* SUPPLIED MATERIAL *
__________
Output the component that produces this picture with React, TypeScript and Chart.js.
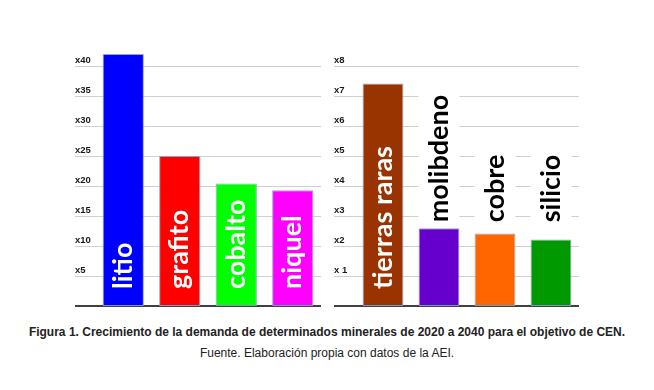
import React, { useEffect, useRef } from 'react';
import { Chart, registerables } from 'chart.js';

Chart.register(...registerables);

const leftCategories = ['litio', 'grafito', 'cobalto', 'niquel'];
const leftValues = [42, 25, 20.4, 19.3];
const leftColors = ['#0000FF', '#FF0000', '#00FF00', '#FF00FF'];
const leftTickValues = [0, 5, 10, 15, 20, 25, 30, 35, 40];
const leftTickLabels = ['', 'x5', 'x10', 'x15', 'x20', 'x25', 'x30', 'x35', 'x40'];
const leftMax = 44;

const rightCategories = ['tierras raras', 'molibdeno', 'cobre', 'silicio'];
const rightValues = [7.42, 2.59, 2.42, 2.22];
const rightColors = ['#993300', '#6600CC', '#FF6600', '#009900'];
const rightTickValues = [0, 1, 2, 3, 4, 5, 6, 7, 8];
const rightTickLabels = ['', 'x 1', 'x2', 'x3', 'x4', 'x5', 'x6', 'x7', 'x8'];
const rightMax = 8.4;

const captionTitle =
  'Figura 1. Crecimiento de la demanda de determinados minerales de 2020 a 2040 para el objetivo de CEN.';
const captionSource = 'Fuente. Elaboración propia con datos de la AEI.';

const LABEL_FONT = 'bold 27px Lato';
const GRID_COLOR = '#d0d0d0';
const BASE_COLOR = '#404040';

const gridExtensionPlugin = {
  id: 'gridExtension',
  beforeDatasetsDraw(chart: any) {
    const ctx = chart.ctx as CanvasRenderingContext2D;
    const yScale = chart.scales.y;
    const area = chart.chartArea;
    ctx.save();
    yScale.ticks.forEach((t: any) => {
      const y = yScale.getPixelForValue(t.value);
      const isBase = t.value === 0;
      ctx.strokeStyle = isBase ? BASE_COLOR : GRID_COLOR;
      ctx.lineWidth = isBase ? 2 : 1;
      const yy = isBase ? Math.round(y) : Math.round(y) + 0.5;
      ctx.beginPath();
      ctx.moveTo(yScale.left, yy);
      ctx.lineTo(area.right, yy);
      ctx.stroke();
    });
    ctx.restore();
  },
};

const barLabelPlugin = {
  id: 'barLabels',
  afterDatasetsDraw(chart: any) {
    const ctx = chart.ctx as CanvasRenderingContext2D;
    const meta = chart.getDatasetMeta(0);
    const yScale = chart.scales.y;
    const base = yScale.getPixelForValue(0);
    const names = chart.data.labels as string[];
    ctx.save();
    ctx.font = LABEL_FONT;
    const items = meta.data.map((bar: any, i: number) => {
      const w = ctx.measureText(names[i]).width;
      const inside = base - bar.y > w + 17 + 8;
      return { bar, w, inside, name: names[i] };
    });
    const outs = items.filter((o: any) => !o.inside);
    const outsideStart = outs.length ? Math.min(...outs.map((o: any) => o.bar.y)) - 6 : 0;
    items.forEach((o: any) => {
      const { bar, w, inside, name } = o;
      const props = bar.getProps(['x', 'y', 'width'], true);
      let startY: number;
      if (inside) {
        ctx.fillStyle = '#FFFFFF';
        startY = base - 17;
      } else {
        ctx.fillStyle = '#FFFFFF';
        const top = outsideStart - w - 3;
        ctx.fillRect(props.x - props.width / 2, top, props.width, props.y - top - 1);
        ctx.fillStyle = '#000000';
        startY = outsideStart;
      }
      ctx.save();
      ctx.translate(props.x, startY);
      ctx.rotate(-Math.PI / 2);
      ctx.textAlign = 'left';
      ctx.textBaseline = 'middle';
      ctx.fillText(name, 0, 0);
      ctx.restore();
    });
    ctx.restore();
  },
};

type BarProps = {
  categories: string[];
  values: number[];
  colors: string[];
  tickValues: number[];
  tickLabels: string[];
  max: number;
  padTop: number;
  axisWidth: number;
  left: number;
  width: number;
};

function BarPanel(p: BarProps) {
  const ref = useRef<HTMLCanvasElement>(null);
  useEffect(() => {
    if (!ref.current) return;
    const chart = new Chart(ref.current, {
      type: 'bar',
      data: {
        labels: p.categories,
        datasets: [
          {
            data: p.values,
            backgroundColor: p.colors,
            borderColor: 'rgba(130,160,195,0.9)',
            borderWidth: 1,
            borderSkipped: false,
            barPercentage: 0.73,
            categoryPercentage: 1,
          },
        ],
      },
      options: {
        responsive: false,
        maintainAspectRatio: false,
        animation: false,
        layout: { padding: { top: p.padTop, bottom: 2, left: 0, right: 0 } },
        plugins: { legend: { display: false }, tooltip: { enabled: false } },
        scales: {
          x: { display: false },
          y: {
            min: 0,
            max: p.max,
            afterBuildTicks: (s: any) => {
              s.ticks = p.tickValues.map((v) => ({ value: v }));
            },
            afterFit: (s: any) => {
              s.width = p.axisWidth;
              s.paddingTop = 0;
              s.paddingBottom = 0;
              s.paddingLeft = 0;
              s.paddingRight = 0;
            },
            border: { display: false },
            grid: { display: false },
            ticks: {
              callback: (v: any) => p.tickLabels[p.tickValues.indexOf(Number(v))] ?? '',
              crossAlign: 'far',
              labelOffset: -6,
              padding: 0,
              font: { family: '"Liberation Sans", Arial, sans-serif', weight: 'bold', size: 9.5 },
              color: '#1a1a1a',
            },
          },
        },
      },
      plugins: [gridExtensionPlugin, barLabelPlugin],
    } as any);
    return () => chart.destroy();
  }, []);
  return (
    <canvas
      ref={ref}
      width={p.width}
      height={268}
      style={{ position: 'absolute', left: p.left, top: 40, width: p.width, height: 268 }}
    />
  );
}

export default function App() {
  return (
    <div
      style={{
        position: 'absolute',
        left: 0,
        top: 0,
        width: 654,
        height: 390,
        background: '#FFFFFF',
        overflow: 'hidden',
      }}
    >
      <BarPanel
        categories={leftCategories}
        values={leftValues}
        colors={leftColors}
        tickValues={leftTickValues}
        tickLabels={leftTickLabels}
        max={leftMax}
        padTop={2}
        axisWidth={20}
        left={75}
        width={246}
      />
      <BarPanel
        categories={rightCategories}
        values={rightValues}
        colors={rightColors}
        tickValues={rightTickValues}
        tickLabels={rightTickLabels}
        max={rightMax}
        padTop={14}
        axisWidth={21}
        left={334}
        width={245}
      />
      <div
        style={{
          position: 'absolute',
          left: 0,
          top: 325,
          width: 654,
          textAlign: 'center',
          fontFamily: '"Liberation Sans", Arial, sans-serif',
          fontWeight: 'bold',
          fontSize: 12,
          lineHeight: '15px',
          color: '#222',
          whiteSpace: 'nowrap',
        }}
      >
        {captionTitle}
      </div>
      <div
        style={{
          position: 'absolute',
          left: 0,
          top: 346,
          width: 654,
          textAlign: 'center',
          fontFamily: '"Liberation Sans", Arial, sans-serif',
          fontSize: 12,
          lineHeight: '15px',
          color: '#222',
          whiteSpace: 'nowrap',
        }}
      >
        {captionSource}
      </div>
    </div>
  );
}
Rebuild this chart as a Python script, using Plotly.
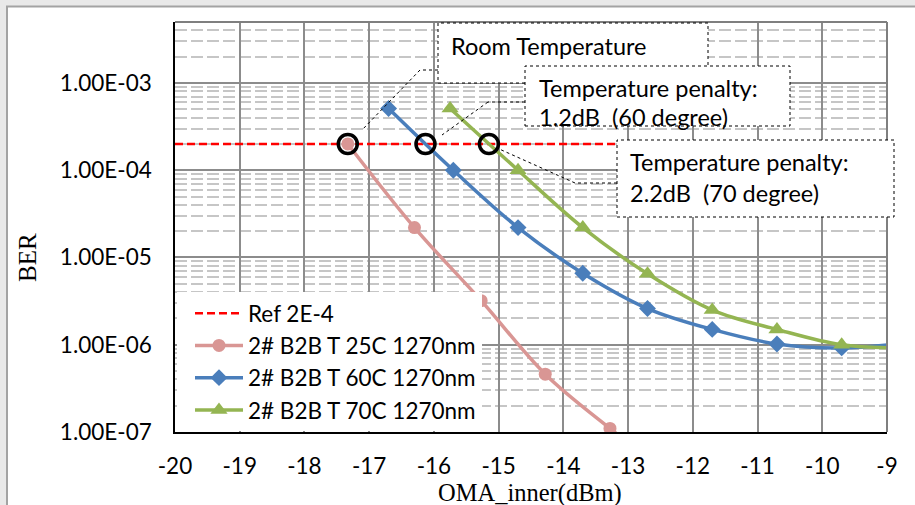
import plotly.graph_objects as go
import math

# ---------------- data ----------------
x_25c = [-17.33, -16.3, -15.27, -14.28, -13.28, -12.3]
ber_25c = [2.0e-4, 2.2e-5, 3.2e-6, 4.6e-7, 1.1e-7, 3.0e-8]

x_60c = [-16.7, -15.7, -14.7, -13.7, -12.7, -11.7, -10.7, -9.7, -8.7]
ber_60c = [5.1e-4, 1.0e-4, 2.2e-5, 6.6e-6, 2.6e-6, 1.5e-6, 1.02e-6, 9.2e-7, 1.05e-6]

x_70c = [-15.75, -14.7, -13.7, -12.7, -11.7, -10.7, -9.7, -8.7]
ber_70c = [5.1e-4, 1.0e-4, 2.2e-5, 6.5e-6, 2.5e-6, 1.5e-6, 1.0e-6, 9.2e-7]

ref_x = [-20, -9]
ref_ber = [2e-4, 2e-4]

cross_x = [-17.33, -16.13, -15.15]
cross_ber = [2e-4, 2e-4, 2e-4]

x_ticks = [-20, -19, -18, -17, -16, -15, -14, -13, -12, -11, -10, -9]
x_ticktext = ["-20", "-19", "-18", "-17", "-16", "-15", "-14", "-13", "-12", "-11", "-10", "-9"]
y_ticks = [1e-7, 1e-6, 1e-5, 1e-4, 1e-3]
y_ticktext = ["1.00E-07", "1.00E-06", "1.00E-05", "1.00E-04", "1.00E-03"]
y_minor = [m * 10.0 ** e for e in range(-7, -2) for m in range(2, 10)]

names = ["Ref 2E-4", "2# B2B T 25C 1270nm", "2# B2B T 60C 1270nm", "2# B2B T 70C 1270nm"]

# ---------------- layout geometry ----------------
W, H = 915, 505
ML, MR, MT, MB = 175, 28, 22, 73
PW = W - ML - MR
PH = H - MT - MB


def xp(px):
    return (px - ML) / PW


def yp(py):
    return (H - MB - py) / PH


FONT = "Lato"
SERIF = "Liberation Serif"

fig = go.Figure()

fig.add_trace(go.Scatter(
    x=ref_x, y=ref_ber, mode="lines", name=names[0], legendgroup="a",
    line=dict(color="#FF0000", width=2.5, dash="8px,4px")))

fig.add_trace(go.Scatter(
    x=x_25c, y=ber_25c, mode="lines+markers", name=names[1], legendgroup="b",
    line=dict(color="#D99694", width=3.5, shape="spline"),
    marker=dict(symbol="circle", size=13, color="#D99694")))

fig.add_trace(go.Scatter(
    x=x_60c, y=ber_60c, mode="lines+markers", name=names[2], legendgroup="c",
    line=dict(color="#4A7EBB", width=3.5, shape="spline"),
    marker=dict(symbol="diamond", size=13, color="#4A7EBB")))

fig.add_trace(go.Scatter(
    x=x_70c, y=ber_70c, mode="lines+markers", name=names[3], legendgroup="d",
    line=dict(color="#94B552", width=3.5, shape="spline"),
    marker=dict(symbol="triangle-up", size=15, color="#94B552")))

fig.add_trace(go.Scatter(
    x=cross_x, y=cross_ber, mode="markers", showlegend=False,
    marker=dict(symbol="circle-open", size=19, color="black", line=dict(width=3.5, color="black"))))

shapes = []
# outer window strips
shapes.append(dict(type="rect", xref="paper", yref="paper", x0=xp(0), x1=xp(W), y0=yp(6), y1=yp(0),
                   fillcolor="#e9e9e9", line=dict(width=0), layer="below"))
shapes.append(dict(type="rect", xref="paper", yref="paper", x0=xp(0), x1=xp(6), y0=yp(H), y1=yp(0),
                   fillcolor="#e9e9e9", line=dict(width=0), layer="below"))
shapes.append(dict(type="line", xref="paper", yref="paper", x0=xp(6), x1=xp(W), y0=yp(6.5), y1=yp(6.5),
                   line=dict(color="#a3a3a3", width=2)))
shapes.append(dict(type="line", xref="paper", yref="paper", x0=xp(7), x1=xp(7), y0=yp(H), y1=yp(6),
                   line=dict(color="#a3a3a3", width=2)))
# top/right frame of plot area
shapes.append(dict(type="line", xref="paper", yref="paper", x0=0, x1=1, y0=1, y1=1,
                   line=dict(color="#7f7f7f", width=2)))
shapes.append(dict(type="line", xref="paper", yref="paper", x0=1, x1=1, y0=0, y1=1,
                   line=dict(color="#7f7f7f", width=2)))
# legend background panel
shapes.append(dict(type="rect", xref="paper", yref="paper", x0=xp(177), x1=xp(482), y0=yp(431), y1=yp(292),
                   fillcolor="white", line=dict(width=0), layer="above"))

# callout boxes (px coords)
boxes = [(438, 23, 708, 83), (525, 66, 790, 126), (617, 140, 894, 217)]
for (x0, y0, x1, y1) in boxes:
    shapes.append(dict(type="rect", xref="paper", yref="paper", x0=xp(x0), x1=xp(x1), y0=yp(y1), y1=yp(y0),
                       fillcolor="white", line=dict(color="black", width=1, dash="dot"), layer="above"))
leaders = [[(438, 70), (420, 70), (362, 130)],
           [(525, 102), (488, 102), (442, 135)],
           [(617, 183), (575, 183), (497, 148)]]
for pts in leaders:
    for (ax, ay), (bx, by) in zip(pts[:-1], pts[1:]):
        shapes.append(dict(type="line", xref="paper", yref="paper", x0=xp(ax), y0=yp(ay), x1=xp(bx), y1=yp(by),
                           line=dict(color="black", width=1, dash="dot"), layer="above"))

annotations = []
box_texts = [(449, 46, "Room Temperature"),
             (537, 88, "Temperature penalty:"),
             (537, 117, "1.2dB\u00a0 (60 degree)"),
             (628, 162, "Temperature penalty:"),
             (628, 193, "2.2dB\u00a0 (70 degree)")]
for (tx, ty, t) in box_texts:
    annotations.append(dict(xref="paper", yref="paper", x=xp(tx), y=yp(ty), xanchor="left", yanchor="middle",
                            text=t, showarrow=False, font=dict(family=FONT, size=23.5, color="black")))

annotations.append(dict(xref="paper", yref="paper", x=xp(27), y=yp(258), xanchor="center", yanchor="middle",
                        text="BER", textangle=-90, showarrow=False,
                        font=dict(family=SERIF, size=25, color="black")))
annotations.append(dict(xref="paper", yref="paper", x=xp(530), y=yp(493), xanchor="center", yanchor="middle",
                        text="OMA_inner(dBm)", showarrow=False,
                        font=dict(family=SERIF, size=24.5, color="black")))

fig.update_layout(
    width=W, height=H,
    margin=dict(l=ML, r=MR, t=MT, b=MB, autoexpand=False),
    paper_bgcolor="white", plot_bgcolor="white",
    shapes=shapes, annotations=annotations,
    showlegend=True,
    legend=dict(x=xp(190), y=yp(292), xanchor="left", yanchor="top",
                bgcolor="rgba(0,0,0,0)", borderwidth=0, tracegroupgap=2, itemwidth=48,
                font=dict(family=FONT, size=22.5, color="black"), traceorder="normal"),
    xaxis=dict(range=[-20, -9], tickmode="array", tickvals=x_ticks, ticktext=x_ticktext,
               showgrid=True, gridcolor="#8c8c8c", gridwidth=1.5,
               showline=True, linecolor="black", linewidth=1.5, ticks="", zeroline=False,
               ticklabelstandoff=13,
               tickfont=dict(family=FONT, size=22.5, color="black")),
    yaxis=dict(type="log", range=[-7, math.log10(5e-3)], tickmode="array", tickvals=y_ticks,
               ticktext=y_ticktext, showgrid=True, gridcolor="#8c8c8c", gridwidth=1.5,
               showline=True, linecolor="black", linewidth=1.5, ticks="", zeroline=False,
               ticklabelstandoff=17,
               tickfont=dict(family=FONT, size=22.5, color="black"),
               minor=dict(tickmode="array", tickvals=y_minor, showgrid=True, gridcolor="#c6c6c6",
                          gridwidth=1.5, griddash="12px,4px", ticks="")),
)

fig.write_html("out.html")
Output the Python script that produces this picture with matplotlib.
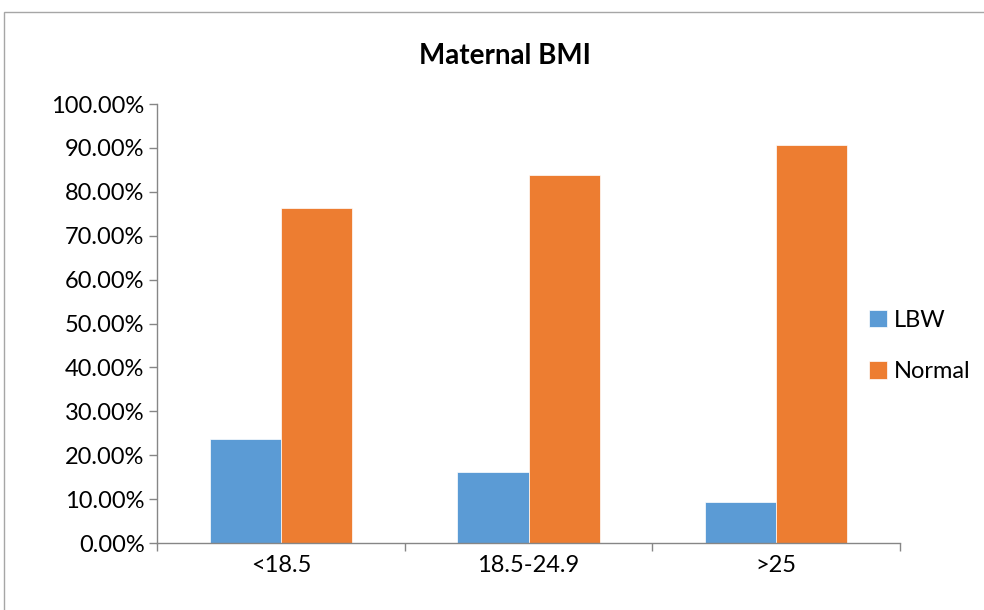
__________
* WRITTEN EXERCISE *
Using the entries above, transcribe every line from the line containing "Rebuild this chart" through the line containing "y_minor = [m". Do not copy pictures.

* ANSWER TO THE TASK *
Rebuild this chart as a Python script, using Plotly.
import plotly.graph_objects as go
import math

# ---------------- data ----------------
x_25c = [-17.33, -16.3, -15.27, -14.28, -13.28, -12.3]
ber_25c = [2.0e-4, 2.2e-5, 3.2e-6, 4.6e-7, 1.1e-7, 3.0e-8]

x_60c = [-16.7, -15.7, -14.7, -13.7, -12.7, -11.7, -10.7, -9.7, -8.7]
ber_60c = [5.1e-4, 1.0e-4, 2.2e-5, 6.6e-6, 2.6e-6, 1.5e-6, 1.02e-6, 9.2e-7, 1.05e-6]

x_70c = [-15.75, -14.7, -13.7, -12.7, -11.7, -10.7, -9.7, -8.7]
ber_70c = [5.1e-4, 1.0e-4, 2.2e-5, 6.5e-6, 2.5e-6, 1.5e-6, 1.0e-6, 9.2e-7]

ref_x = [-20, -9]
ref_ber = [2e-4, 2e-4]

cross_x = [-17.33, -16.13, -15.15]
cross_ber = [2e-4, 2e-4, 2e-4]

x_ticks = [-20, -19, -18, -17, -16, -15, -14, -13, -12, -11, -10, -9]
x_ticktext = ["-20", "-19", "-18", "-17", "-16", "-15", "-14", "-13", "-12", "-11", "-10", "-9"]
y_ticks = [1e-7, 1e-6, 1e-5, 1e-4, 1e-3]
y_ticktext = ["1.00E-07", "1.00E-06", "1.00E-05", "1.00E-04", "1.00E-03"]
y_minor = [m * 10.0 ** e for e in range(-7, -2) for m in range(2, 10)]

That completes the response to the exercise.